Detection sensitivity depends on relative positions of satellites, ionospheric pierce points, and ground stations; some events yield stronger, earlier signatures than others.

Atmospheric noise and discrimination

The upper atmosphere is noisy—solar activity and non-tsunami waves can imprint similar signatures; robust filtering and cross-sensor corroboration remain essential.

What just happened—and what’s next

Recent real-world test case

A strong Kamchatka earthquake generated a trans-Pacific signal that served as a real-world test: GUARDIAN functioned end-to-end, issuing notifications as quickly as 20 minutes post-quake and confirming signatures 30–40 minutes prior to arrivals at distant coasts.
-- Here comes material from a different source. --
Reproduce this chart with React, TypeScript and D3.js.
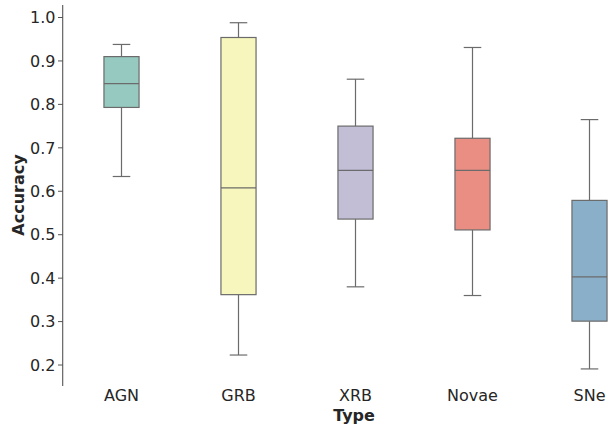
import React from "react";
import * as d3 from "d3";

const categories = ["AGN", "GRB", "XRB", "Novae", "SNe"];
const whiskerLow = [0.634, 0.223, 0.380, 0.360, 0.191];
const q1 = [0.793, 0.362, 0.536, 0.511, 0.301];
const median = [0.848, 0.608, 0.648, 0.648, 0.403];
const q3 = [0.910, 0.954, 0.750, 0.722, 0.579];
const whiskerHigh = [0.938, 0.988, 0.858, 0.931, 0.765];
const colors = ["#96cac1", "#f6f6bd", "#c1bed6", "#ea8e83", "#8aafc9"];
const yTicks = [0.2, 0.3, 0.4, 0.5, 0.6, 0.7, 0.8, 0.9, 1.0];

const W = 608;
const H = 427;

export default function App() {
  const axisX = 63;
  const step = 117;
  const x = d3
    .scaleBand<string>()
    .domain(categories)
    .range([axisX, axisX + step * categories.length])
    .paddingInner(0)
    .paddingOuter(0);
  const y = d3.scaleLinear().domain([0.1517, 1.0288]).range([386, 5]);
  const boxW = step * 0.3;
  const capW = boxW / 2;
  const stroke = "#6b6b6b";
  const font = "DejaVu Sans, sans-serif";

  return (
    <svg
      width={W}
      height={H}
      style={{ position: "absolute", left: 0, top: 0, background: "#fff" }}
      fontFamily={font}
    >
      <rect x={0} y={0} width={W} height={H} fill="#fff" />
      {categories.map((c, i) => {
        const cx = (x(c) as number) + x.bandwidth() / 2;
        return (
          <g key={c}>
            <line x1={cx} x2={cx} y1={y(q3[i])} y2={y(whiskerHigh[i])} stroke={stroke} strokeWidth={1.2} />
            <line x1={cx} x2={cx} y1={y(q1[i])} y2={y(whiskerLow[i])} stroke={stroke} strokeWidth={1.2} />
            <line x1={cx - capW / 2} x2={cx + capW / 2} y1={y(whiskerHigh[i])} y2={y(whiskerHigh[i])} stroke={stroke} strokeWidth={1.2} />
            <line x1={cx - capW / 2} x2={cx + capW / 2} y1={y(whiskerLow[i])} y2={y(whiskerLow[i])} stroke={stroke} strokeWidth={1.2} />
            <rect
              x={cx - boxW / 2}
              y={y(q3[i])}
              width={boxW}
              height={y(q1[i]) - y(q3[i])}
              fill={colors[i]}
              stroke={stroke}
              strokeWidth={1.2}
            />
            <line x1={cx - boxW / 2} x2={cx + boxW / 2} y1={y(median[i])} y2={y(median[i])} stroke={stroke} strokeWidth={1.2} />
            <text x={cx} y={401} textAnchor="middle" fontSize={16} fill="#262626">
              {c}
            </text>
          </g>
        );
      })}
      <line x1={axisX - 0.3} x2={axisX - 0.3} y1={5} y2={386} stroke="#555" strokeWidth={1.1} />
      {yTicks.map((t) => (
        <g key={t}>
          <line x1={axisX - 5} x2={axisX} y1={y(t)} y2={y(t)} stroke="#555" strokeWidth={1} />
          <text x={axisX - 7.5} y={y(t)} dy="0.36em" textAnchor="end" fontSize={16} fill="#262626">
            {t.toFixed(1)}
          </text>
        </g>
      ))}
      <text
        transform={`translate(24,195) rotate(-90)`}
        textAnchor="middle"
        fontSize={16}
        fontWeight="bold"
        fill="#262626"
      >
        Accuracy
      </text>
      <text x={354} y={420.5} textAnchor="middle" fontSize={16} fontWeight="bold" fill="#262626">
        Type
      </text>
    </svg>
  );
}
Path to operational integration

As networks expand and analytics mature, GUARDIAN is poised to become an expert-facing layer for rapid tsunami verification alongside DART and seismic modeling—especially across under-instrumented ocean basins.

Second-order impacts across the ecosystem

Reducing false alarms and costs

By confirming ocean generation rapidly, agencies can avoid costly evacuations when large quakes don’t spawn dangerous waves.

Expanding equity in global coverage

GNSS coverage is planetary; regions with limited buoy infrastructure gain another verification channel for long-range events.

Advancing geophysical science

Each event refines coupling models of ocean–atmosphere–ionosphere dynamics, improving algorithms that parse signal from space-weather noise.